普通ゲームのキャラクターが死ぬと振り出しに戻ったり、課金アイテムを要求される物だが。
「キャラデットは、文字通りキャラクターの死だ。キャラクターデータが削除される事を意味する。キャラクターのデータが消されるとデータを採取している『アライン』との接続が切れる。つまり君たちの仕事が、唯のお遊びに変わるという事だ。
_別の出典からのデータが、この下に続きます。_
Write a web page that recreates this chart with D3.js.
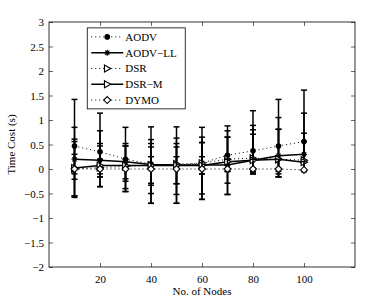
<!DOCTYPE html>
<html>
<head>
<meta charset="utf-8">
<script src="https://cdn.jsdelivr.net/npm/d3@7"></script>
<style>
  body { margin: 0; background: #fff; }
  svg text { font-family: "Liberation Serif", "DejaVu Serif", serif; fill: #000; }
</style>
</head>
<body>
<div id="chart"></div>
<script>
// data
var nodes = [10, 20, 30, 40, 50, 60, 70, 80, 90, 100];
var seriesNames = ["AODV", "AODV\u2212LL", "DSR", "DSR\u2212M", "DYMO"];

var aodvMean = [0.47, 0.35, 0.20, 0.10, 0.08, 0.12, 0.28, 0.37, 0.47, 0.56];
var aodvUp   = [1.42, 1.14, 0.85, 0.86, 0.86, 0.85, 0.88, 1.19, 1.42, 1.61];
var aodvLo   = [-0.55, -0.36, -0.46, -0.70, -0.70, -0.62, -0.52, -0.10, -0.16, -0.05];

var aodvllMean = [0.20, 0.18, 0.15, 0.09, 0.08, 0.08, 0.08, 0.18, 0.27, 0.30];
var aodvllUp   = [0.85, 0.78, 0.52, 0.60, 0.63, 0.65, 0.78, 0.89, 1.05, 1.14];
var aodvllLo   = [-0.58, -0.36, -0.40, -0.50, -0.52, -0.51, -0.29, -0.08, -0.10, -0.03];

var dsrMean = [0.00, 0.03, 0.05, 0.08, 0.10, 0.12, 0.20, 0.22, 0.20, 0.18];
var dsrUp   = [0.56, 0.47, 0.47, 0.52, 0.52, 0.54, 0.65, 0.80, 0.81, 0.73];
var dsrLo   = [-0.21, -0.16, -0.25, -0.33, -0.30, -0.10, -0.05, -0.05, -0.05, -0.02];

var dsrmMean = [0.02, 0.07, 0.07, 0.07, 0.07, 0.07, 0.15, 0.18, 0.20, 0.14];
var dsrmUp   = [0.61, 0.52, 0.47, 0.45, 0.45, 0.54, 0.65, 0.71, 0.81, 0.56];
var dsrmLo   = [-0.55, -0.16, -0.46, -0.70, -0.70, -0.62, -0.52, -0.10, -0.16, -0.05];

var dymoMean = [0.00, 0.00, 0.00, 0.00, 0.00, 0.00, 0.00, 0.00, 0.00, -0.02];
var dymoUp   = [0.30, 0.20, 0.20, 0.25, 0.25, 0.25, 0.20, 0.20, 0.20, 0.15];
var dymoLo   = [-0.10, -0.10, -0.20, -0.29, -0.30, -0.10, -0.05, -0.05, -0.16, -0.05];

var xTicks = [20, 40, 60, 80, 100];
var yTicks = [-2, -1.5, -1, -0.5, 0, 0.5, 1, 1.5, 2, 2.5, 3];

var series = [
  {name: seriesNames[0], mean: aodvMean, up: aodvUp, lo: aodvLo, dotted: true, marker: "dot"},
  {name: seriesNames[1], mean: aodvllMean, up: aodvllUp, lo: aodvllLo, dotted: false, marker: "star"},
  {name: seriesNames[2], mean: dsrMean, up: dsrUp, lo: dsrLo, dotted: true, marker: "tri"},
  {name: seriesNames[3], mean: dsrmMean, up: dsrmUp, lo: dsrmLo, dotted: false, marker: "tri"},
  {name: seriesNames[4], mean: dymoMean, up: dymoUp, lo: dymoLo, dotted: true, marker: "diamond"}
];

var W = 382, H = 301;
var margin = {top: 22, right: 27, bottom: 34, left: 49};
var width = W - margin.left - margin.right,
    height = H - margin.top - margin.bottom;

var svg = d3.select("#chart").append("svg")
    .attr("width", W)
    .attr("height", H);

var g = svg.append("g")
    .attr("transform", "translate(" + margin.left + "," + margin.top + ")");

var x = d3.scaleLinear().domain([0, 120]).range([0, width]);
var y = d3.scaleLinear().domain([-2, 3]).range([height, 0]);

function fmt(v) {
  return (v < 0 ? "\u2212" : "") + d3.format("~g")(Math.abs(v));
}

// axes, MATLAB style: ticks inward on all four sides
var tk = 4;
g.append("g")
    .attr("transform", "translate(0," + height + ")")
    .call(d3.axisBottom(x).tickValues(xTicks).tickSize(-tk).tickPadding(8).tickFormat(fmt))
    .call(function (a) { a.select(".domain").remove(); });
g.append("g")
    .call(d3.axisTop(x).tickValues(xTicks).tickSize(-tk).tickFormat(""))
    .call(function (a) { a.select(".domain").remove(); });
g.append("g")
    .call(d3.axisLeft(y).tickValues(yTicks).tickSize(-tk).tickPadding(5).tickFormat(fmt))
    .call(function (a) { a.select(".domain").remove(); });
g.append("g")
    .attr("transform", "translate(" + width + ",0)")
    .call(d3.axisRight(y).tickValues(yTicks).tickSize(-tk).tickFormat(""))
    .call(function (a) { a.select(".domain").remove(); });

g.selectAll(".tick text").attr("font-size", 11).style("font-family", "Liberation Serif, serif");
g.selectAll(".tick line").attr("stroke", "#000").attr("stroke-width", 0.6);

g.append("rect")
    .attr("width", width).attr("height", height)
    .attr("fill", "none").attr("stroke", "#000").attr("stroke-width", 0.8);

// markers
function drawMarker(sel, type, cx, cy) {
  if (type === "dot") {
    sel.append("circle").attr("cx", cx).attr("cy", cy).attr("r", 2.8)
      .attr("fill", "#000");
  } else if (type === "star") {
    var s = 3;
    sel.append("path")
      .attr("d", "M" + (cx - s) + "," + cy + "H" + (cx + s) +
                 "M" + cx + "," + (cy - s) + "V" + (cy + s) +
                 "M" + (cx - s * 0.7) + "," + (cy - s * 0.7) + "L" + (cx + s * 0.7) + "," + (cy + s * 0.7) +
                 "M" + (cx - s * 0.7) + "," + (cy + s * 0.7) + "L" + (cx + s * 0.7) + "," + (cy - s * 0.7))
      .attr("stroke", "#000").attr("stroke-width", 1.2);
  } else if (type === "tri") {
    var t = 3.5;
    sel.append("path")
      .attr("d", "M" + (cx - t * 0.8) + "," + (cy - t) + "L" + (cx + t) + "," + cy +
                 "L" + (cx - t * 0.8) + "," + (cy + t) + "Z")
      .attr("fill", "#fff").attr("stroke", "#000").attr("stroke-width", 1.1);
  } else if (type === "diamond") {
    var dd = 3.5;
    sel.append("path")
      .attr("d", "M" + cx + "," + (cy - dd) + "L" + (cx + dd) + "," + cy +
                 "L" + cx + "," + (cy + dd) + "L" + (cx - dd) + "," + cy + "Z")
      .attr("fill", "#fff").attr("stroke", "#000").attr("stroke-width", 1.1);
  }
}

var plot = g.append("g");

series.forEach(function (s) {
  var pts = nodes.map(function (n, i) { return {n: n, m: s.mean[i], up: s.up[i], lo: s.lo[i]}; });

  // error bars
  var eb = plot.append("g").attr("stroke", "#000").attr("stroke-width", 1.5);
  pts.forEach(function (p) {
    var cx = x(p.n);
    eb.append("line").attr("x1", cx).attr("x2", cx).attr("y1", y(p.up)).attr("y2", y(p.lo));
    eb.append("line").attr("x1", cx - 3).attr("x2", cx + 3).attr("y1", y(p.up)).attr("y2", y(p.up));
    eb.append("line").attr("x1", cx - 3).attr("x2", cx + 3).attr("y1", y(p.lo)).attr("y2", y(p.lo));
  });

  plot.append("path")
    .datum(pts)
    .attr("fill", "none")
    .attr("stroke", "#000")
    .attr("stroke-width", s.dotted ? 1 : 1.5)
    .attr("stroke-dasharray", s.dotted ? "1,3" : null)
    .attr("d", d3.line().x(function (d) { return x(d.n); }).y(function (d) { return y(d.m); }));

  var mk = plot.append("g");
  pts.forEach(function (p) { drawMarker(mk, s.marker, x(p.n), y(p.m)); });
});

// legend
var leg = g.append("g").attr("transform", "translate(" + (x(15) ) + "," + (y(2.88)) + ")");
leg.append("rect")
    .attr("width", 98).attr("height", 81)
    .attr("fill", "#fff").attr("stroke", "#000").attr("stroke-width", 0.8);
series.forEach(function (s, i) {
  var ly = 9 + i * 15.8;
  leg.append("line")
    .attr("x1", 4).attr("x2", 36).attr("y1", ly).attr("y2", ly)
    .attr("stroke", "#000")
    .attr("stroke-width", s.dotted ? 1 : 1.5)
    .attr("stroke-dasharray", s.dotted ? "1,3" : null);
  drawMarker(leg, s.marker, 20, ly);
  leg.append("text")
    .attr("x", 38).attr("y", ly).attr("dy", "0.35em")
    .attr("font-size", 11)
    .text(s.name);
});

// axis titles
svg.append("text")
    .attr("x", margin.left + x(60))
    .attr("y", H - 6)
    .attr("text-anchor", "middle")
    .attr("font-size", 11)
    .text("No. of Nodes");
svg.append("text")
    .attr("transform", "translate(15," + (margin.top + y(0.5)) + ") rotate(-90)")
    .attr("text-anchor", "middle")
    .attr("font-size", 11)
    .text("Time Cost (s)");
</script>
</body>
</html>
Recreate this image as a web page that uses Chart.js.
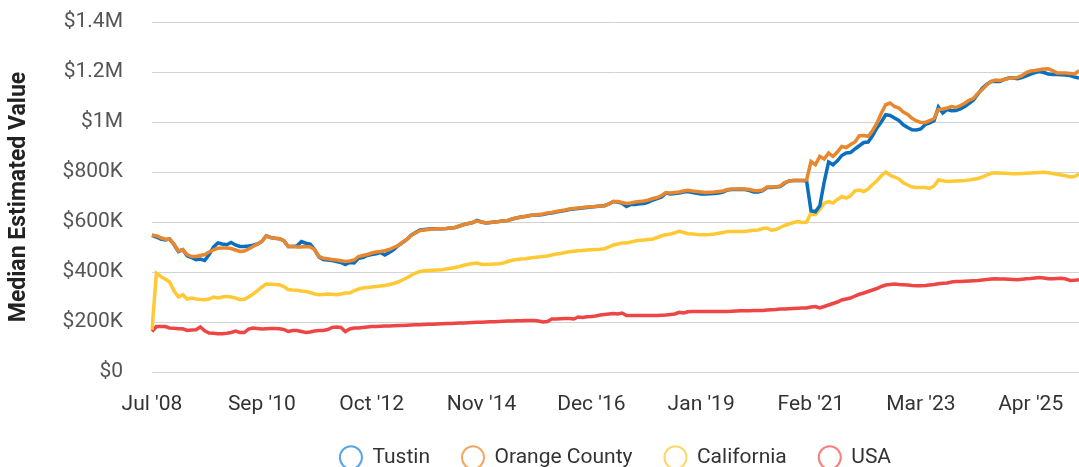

新しくキャラクターを作っても良いけど、その時は新しく接続を…っとまぁ、新しく始めるのに時間が掛るという事だ」
二人からのジト目を受けて、主任は話を簡単にまとめる。
「それじゃあ、この後はオンラインゲームの簡単な常識と、やってもらう『グリモワール・オンライン』の説明を簡単にさせてもらう」
「はい」
「わかった」
藤堂主任の説明は一時間程で終わり、その後解散となった。
主任にクラスメイトである藤堂の事を聞かれたが、余り話した事が無いと話を区切って帰宅した。森本は何やら楽しそうに話をしていたみたいだが、興味がなかったのでスルーした。主任からは「息子もプレイしているから、会う事があったら仲良くしてやって欲しい」と父親らしい事を言っていた。
とにかくゲーム開始は来月 (と言っても一週間後だが)までは、いつも通りの生活が待っている。
暇潰しには、丁度良い。
柄にもなくゲームを楽しみにしている自分がいるのを可笑しく思いながら、その日は眠りに着いた。